▸ What you need to do
From the listing, collect all lines containing the word "this".

Records from a dataset:
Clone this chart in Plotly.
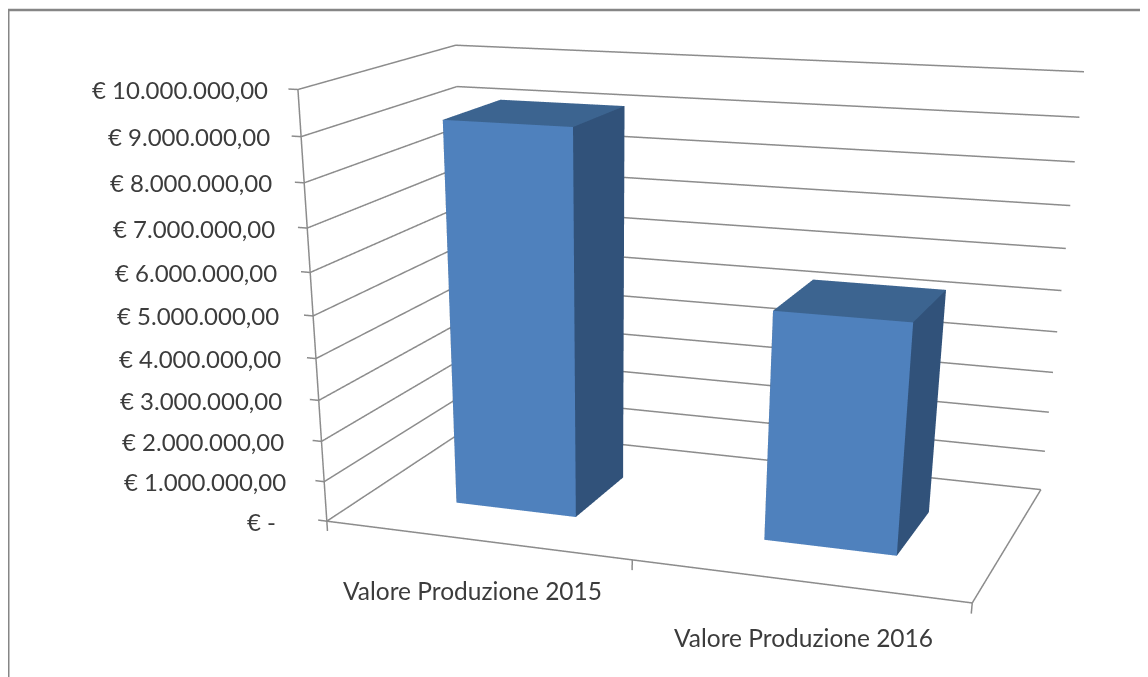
import plotly.graph_objects as go

categories = ["Valore Produzione 2015", "Valore Produzione 2016"]
values = [9140000, 5420000]
value_ticks = [0, 1000000, 2000000, 3000000, 4000000, 5000000, 6000000, 7000000, 8000000, 9000000, 10000000]
value_labels = ["€ -\u00a0\u00a0", "€ 1.000.000,00", "€ 2.000.000,00", "€ 3.000.000,00", "€ 4.000.000,00",
                "€ 5.000.000,00", "€ 6.000.000,00", "€ 7.000.000,00", "€ 8.000.000,00", "€ 9.000.000,00", "€ 10.000.000,00"]

# Tall page so the fixed 45 degree WebGL camera gets the long lens of the original; only the top 677 px are seen.
FIG_W, FIG_H = 1148, 1700
BAR_CENTERS = [0.503, 1.513]
BAR_HALF = 0.202
DEPTH0, DEPTH1 = 0.283, 0.679
X_MAX, Z_MAX = 2.0, 1e7

# Camera found by fitting the reference's perspective (unit cube space)
EYE = (1.541, -4.696, 1.139)
CENTER = (-0.034, -0.671, -1.170)
UP = (0.006, 0, 1)
ASPECT = (1.593, 0.850, 1.0)
RX, RY, RZ = (-0.03, 1.01), (-0.01, 1.01), (-0.03, 1.01)

aspect = [a * (r[1] - r[0]) for a, r in zip(ASPECT, (RX, RY, RZ))]
shift = [a * (0.5 - (r[0] + r[1]) / 2) for a, r in zip(ASPECT, (RX, RY, RZ))]
eye = [e + s for e, s in zip(EYE, shift)]
center = [c + s for c, s in zip(CENTER, shift)]

fig = go.Figure()
gx, gy, gz = [], [], []


def seg(a, b):
    gx.extend([a[0], b[0], None])
    gy.extend([a[1], b[1], None])
    gz.extend([a[2], b[2], None])


for v in value_ticks:
    seg((0, 0, v), (0, 1, v))
    seg((0, 1, v), (X_MAX, 1, v))
    seg((-0.03, 0, v), (0, 0, v))
seg((0, 0, 0), (0, 0, Z_MAX))
seg((0, 0, 0), (X_MAX, 0, 0))
seg((X_MAX, 0, 0), (X_MAX, 1, 0))
for c in [0, 1, 2]:
    seg((c, 0, 0), (c, 0, -2.5e5))
fig.add_trace(go.Scatter3d(x=gx, y=gy, z=gz, mode="lines", line=dict(color="#8c8c8c", width=3),
                           hoverinfo="skip", showlegend=False))

FRONT, TOP, SIDE = "#4f81bd", "#3c6490", "#31527a"
for c0, v in zip(BAR_CENTERS, values):
    x0, x1 = c0 - BAR_HALF, c0 + BAR_HALF
    vx = [x0, x1, x1, x0, x0, x1, x1, x0]
    vy = [DEPTH0, DEPTH0, DEPTH1, DEPTH1] * 2
    vz = [0] * 4 + [v] * 4
    fig.add_trace(go.Mesh3d(
        x=vx, y=vy, z=vz,
        i=[0, 0, 4, 4, 1, 1, 3, 3, 0, 0, 3, 3],
        j=[1, 5, 5, 6, 2, 6, 2, 6, 1, 2, 0, 4],
        k=[5, 4, 6, 7, 6, 5, 6, 7, 2, 3, 4, 7],
        facecolor=[FRONT, FRONT, TOP, TOP] + [SIDE] * 8,
        flatshading=True,
        lighting=dict(ambient=1, diffuse=0, specular=0, fresnel=0, roughness=1),
        hoverinfo="skip", showscale=False))

TICK_FONT = dict(family="Lato", size=24, color="#3c3c3c")
CAT_FONT = dict(family="Lato", size=24.5, color="#3c3c3c")
anns = []
for v, t in zip(value_ticks, value_labels):
    anns.append(dict(x=0, y=0, z=v, text=t, showarrow=False, xanchor="right", yanchor="middle",
                     xshift=-28 - 9 * (1 - v / Z_MAX), font=TICK_FONT))
for i, t in enumerate(categories):
    anns.append(dict(x=i + 0.5, y=0, z=0, text=t, showarrow=False, xanchor="center", yanchor="middle",
                     xshift=[-3, 6][i], yshift=[-50, -57][i], font=CAT_FONT))

ax = dict(visible=False, showgrid=False, zeroline=False, showticklabels=False, showspikes=False,
          showbackground=False, title="")
fig.update_layout(
    width=FIG_W, height=FIG_H, autosize=False, margin=dict(l=0, r=0, t=0, b=0),
    paper_bgcolor="white", showlegend=False,
    scene=dict(
        domain=dict(x=[0, 1], y=[0, 1]), aspectmode="manual",
        aspectratio=dict(x=aspect[0], y=aspect[1], z=aspect[2]),
        camera=dict(eye=dict(x=eye[0], y=eye[1], z=eye[2]),
                    center=dict(x=center[0], y=center[1], z=center[2]),
                    up=dict(x=UP[0], y=UP[1], z=UP[2]),
                    projection=dict(type="perspective")),
        xaxis=dict(ax, range=[RX[0] * X_MAX, RX[1] * X_MAX]),
        yaxis=dict(ax, range=list(RY)),
        zaxis=dict(ax, range=[RZ[0] * Z_MAX, RZ[1] * Z_MAX]),
        annotations=anns, dragmode=False),
    shapes=[
        dict(type="line", xref="paper", yref="paper", x0=0, x1=1, y0=1 - 2 / FIG_H, y1=1 - 2 / FIG_H,
             line=dict(color="#868686", width=2.5)),
        dict(type="line", xref="paper", yref="paper", x0=0, x1=0, y0=1 - 2 / FIG_H, y1=1 - 677 / FIG_H,
             line=dict(color="#868686", width=3)),
    ])
fig.write_html("out.html")
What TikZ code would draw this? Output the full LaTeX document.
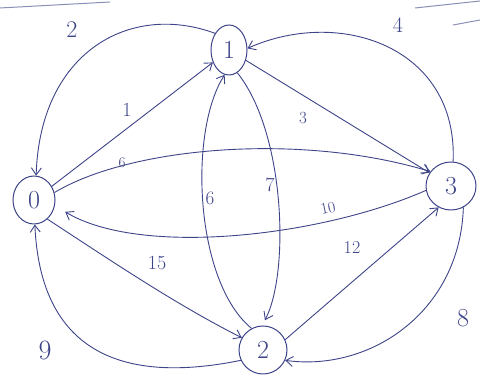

▸ Answer below
Clone this chart in Plotly.
What TikZ code would draw this? Output the full LaTeX document.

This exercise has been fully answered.